Let $I$ be a non-empty interval. Suppose $I$ is not bounded below, I is bounded above, and $\sup I ∈ I$. Show that $I=(−\infty,c]$, where $c=\sup I$.
My attempt:($\Longrightarrow$) Since $I$ is not bounded below but bounded above, to see that $I=(−\infty,c]$, let $x \in (-\infty,c]$, then there exists two real numbers $x_1$ and $x_2$ such that $x_1<x<x_2\leq c:= \sup I$. But since $I$ is an interval, so we have $(-\infty,c] \subset I$.
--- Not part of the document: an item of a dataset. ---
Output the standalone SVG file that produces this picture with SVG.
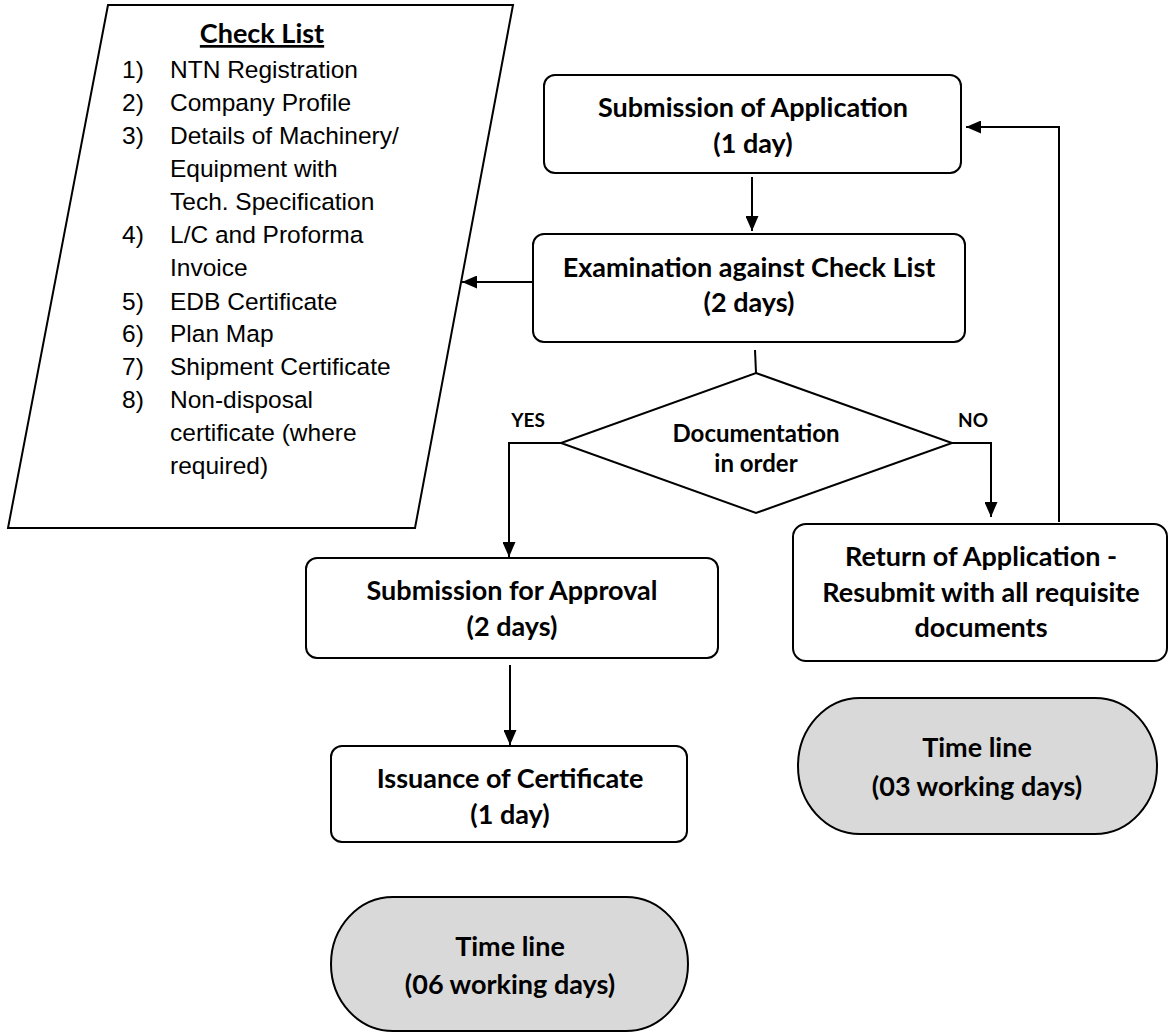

($\Longleftarrow$)It is trivially true by showing $x \in (-\infty,c]$ if $x\in I$. Since the interval $I$ is bounded above but not bounded below, denote $c:=\sup I$ such that $x \leq c := \sup I$. Then we have $ I \subset (-\infty,c]$.
Combining these we can obtain $I=(-\infty, c]$ where $c=\sup I$.
I feel weird for my proof for the statement above because it is trivial to me. Is that any case that I have not been discussed in my proof or my proof was getting in the wrong direction?
In the first line of your answer there is a typo. In the second line you should say three exists $x_1<x$ such that $x_1 \in I$. You can take $x_2=c$.